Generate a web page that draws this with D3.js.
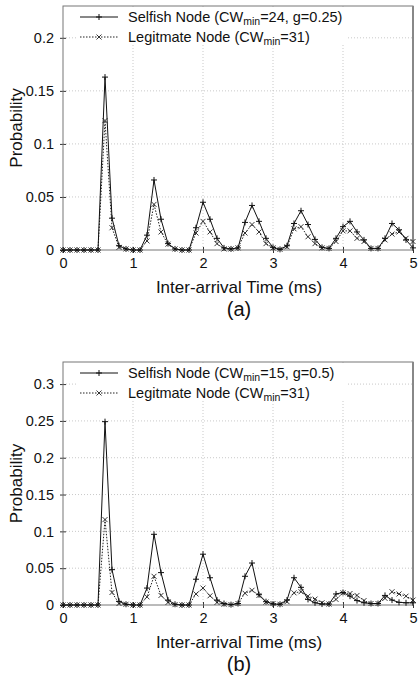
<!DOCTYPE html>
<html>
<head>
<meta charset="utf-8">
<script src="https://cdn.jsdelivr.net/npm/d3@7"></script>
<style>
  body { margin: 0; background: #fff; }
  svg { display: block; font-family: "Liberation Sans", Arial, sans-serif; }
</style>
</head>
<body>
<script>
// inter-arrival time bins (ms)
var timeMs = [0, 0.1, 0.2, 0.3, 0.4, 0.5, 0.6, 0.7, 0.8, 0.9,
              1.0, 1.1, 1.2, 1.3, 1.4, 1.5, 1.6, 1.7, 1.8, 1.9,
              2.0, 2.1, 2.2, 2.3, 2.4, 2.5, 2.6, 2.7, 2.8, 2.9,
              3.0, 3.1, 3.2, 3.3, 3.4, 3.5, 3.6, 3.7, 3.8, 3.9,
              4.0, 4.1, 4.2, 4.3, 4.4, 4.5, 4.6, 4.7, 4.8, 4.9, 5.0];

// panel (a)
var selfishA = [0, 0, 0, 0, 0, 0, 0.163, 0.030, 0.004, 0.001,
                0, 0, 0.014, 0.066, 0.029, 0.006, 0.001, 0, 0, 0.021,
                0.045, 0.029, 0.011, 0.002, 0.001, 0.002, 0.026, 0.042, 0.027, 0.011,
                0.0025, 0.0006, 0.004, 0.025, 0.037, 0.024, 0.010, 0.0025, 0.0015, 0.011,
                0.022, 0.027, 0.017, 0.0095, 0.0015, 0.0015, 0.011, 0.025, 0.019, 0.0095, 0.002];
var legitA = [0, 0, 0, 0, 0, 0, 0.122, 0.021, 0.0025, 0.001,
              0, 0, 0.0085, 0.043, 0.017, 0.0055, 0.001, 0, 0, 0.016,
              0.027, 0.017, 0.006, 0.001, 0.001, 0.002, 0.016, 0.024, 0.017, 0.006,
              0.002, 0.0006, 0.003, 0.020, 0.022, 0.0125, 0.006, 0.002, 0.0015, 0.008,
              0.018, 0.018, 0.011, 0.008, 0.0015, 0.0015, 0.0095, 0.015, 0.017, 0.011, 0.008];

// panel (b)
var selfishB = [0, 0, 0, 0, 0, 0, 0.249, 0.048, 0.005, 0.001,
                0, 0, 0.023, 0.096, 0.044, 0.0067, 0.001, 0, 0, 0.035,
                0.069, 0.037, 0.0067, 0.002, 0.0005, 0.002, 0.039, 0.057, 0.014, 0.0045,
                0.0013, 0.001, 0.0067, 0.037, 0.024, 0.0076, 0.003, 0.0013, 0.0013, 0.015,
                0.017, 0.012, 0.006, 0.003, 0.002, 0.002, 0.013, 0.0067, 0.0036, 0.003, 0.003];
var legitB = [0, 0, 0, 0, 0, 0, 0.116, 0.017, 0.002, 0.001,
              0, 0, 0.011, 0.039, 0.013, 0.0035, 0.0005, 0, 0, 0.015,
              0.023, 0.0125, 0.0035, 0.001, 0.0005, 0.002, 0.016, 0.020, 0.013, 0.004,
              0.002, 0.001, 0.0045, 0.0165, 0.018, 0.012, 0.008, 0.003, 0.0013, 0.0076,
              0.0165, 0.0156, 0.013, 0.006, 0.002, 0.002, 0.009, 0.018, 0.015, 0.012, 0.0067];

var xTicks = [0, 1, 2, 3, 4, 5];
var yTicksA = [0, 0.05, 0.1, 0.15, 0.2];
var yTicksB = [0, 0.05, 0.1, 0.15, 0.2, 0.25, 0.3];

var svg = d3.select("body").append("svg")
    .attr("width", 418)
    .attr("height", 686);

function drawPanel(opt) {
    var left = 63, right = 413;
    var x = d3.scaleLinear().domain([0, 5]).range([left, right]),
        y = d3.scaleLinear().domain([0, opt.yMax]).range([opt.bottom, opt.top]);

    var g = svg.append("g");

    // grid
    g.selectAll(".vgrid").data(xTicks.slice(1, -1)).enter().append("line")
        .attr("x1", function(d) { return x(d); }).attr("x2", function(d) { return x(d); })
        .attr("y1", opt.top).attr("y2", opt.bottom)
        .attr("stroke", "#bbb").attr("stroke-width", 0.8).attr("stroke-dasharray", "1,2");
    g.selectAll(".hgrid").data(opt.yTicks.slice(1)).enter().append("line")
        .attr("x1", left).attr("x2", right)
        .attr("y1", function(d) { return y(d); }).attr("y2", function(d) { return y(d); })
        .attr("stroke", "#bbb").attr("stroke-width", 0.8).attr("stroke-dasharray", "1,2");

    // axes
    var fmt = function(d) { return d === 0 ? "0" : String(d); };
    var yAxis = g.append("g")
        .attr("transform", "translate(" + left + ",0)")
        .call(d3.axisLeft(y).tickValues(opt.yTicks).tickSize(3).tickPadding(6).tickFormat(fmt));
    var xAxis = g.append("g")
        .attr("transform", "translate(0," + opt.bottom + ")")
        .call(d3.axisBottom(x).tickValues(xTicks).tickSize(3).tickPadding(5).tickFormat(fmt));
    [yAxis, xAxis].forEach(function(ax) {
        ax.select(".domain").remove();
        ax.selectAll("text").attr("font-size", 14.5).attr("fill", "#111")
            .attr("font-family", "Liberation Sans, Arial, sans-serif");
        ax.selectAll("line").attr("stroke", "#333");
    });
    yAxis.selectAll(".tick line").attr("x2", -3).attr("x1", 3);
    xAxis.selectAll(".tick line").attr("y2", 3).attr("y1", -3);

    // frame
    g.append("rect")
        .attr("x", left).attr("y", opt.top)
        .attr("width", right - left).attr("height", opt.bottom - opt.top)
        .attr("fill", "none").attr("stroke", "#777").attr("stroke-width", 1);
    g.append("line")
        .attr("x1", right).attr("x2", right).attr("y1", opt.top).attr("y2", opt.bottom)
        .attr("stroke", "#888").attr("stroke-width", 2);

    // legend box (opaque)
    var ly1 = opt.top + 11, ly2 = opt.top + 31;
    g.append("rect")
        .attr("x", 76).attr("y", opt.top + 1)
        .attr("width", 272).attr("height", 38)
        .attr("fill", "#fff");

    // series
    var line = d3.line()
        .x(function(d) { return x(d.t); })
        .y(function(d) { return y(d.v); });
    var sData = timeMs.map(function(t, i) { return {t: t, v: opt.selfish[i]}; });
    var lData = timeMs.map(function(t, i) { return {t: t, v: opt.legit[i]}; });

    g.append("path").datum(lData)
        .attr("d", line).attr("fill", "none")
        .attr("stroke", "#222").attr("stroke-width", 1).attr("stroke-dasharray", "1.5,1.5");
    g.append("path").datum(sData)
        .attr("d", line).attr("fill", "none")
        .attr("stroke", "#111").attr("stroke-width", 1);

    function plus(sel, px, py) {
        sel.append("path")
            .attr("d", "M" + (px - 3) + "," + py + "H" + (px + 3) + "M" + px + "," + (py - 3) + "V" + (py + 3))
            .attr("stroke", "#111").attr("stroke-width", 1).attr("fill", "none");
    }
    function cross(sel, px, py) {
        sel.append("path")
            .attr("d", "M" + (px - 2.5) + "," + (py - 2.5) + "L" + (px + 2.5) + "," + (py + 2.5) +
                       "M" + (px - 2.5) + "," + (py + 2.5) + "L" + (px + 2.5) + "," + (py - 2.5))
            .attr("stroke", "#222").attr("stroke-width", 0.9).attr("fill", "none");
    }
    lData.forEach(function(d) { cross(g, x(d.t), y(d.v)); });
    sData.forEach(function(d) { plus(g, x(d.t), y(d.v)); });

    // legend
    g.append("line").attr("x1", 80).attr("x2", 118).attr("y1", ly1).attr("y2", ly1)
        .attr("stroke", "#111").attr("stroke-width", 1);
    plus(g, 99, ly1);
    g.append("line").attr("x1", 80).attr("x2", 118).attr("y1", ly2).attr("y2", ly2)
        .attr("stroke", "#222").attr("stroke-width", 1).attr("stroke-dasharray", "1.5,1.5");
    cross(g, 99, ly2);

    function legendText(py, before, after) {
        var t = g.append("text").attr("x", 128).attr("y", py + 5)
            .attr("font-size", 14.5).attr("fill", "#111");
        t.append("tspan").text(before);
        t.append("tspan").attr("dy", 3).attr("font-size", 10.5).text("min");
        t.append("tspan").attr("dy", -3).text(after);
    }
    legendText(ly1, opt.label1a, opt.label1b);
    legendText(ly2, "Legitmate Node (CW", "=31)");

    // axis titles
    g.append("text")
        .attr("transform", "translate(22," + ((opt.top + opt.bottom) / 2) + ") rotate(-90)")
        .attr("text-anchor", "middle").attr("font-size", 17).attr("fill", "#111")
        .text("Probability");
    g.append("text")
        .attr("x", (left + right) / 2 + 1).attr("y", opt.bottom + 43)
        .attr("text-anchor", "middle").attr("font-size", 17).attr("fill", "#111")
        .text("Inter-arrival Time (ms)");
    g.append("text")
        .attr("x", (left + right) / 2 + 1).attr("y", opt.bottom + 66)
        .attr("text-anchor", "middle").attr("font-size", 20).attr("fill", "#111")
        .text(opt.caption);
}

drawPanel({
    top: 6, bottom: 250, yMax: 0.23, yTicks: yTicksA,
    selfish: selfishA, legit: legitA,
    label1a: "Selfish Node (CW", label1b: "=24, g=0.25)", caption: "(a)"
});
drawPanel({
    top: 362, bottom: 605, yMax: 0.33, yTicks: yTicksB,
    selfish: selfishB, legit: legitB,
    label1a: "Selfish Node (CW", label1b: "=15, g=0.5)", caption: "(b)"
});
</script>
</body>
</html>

::::::::::

**Task:**
Repeat the lines exactly as they stand, from the opening line of the data through the line with "0.017, 0.011, 0.008];". Pictures stay out of the copy.

**The answer:**
Generate a web page that draws this with D3.js.
<!DOCTYPE html>
<html>
<head>
<meta charset="utf-8">
<script src="https://cdn.jsdelivr.net/npm/d3@7"></script>
<style>
  body { margin: 0; background: #fff; }
  svg { display: block; font-family: "Liberation Sans", Arial, sans-serif; }
</style>
</head>
<body>
<script>
// inter-arrival time bins (ms)
var timeMs = [0, 0.1, 0.2, 0.3, 0.4, 0.5, 0.6, 0.7, 0.8, 0.9,
              1.0, 1.1, 1.2, 1.3, 1.4, 1.5, 1.6, 1.7, 1.8, 1.9,
              2.0, 2.1, 2.2, 2.3, 2.4, 2.5, 2.6, 2.7, 2.8, 2.9,
              3.0, 3.1, 3.2, 3.3, 3.4, 3.5, 3.6, 3.7, 3.8, 3.9,
              4.0, 4.1, 4.2, 4.3, 4.4, 4.5, 4.6, 4.7, 4.8, 4.9, 5.0];

// panel (a)
var selfishA = [0, 0, 0, 0, 0, 0, 0.163, 0.030, 0.004, 0.001,
                0, 0, 0.014, 0.066, 0.029, 0.006, 0.001, 0, 0, 0.021,
                0.045, 0.029, 0.011, 0.002, 0.001, 0.002, 0.026, 0.042, 0.027, 0.011,
                0.0025, 0.0006, 0.004, 0.025, 0.037, 0.024, 0.010, 0.0025, 0.0015, 0.011,
                0.022, 0.027, 0.017, 0.0095, 0.0015, 0.0015, 0.011, 0.025, 0.019, 0.0095, 0.002];
var legitA = [0, 0, 0, 0, 0, 0, 0.122, 0.021, 0.0025, 0.001,
              0, 0, 0.0085, 0.043, 0.017, 0.0055, 0.001, 0, 0, 0.016,
              0.027, 0.017, 0.006, 0.001, 0.001, 0.002, 0.016, 0.024, 0.017, 0.006,
              0.002, 0.0006, 0.003, 0.020, 0.022, 0.0125, 0.006, 0.002, 0.0015, 0.008,
              0.018, 0.018, 0.011, 0.008, 0.0015, 0.0015, 0.0095, 0.015, 0.017, 0.011, 0.008];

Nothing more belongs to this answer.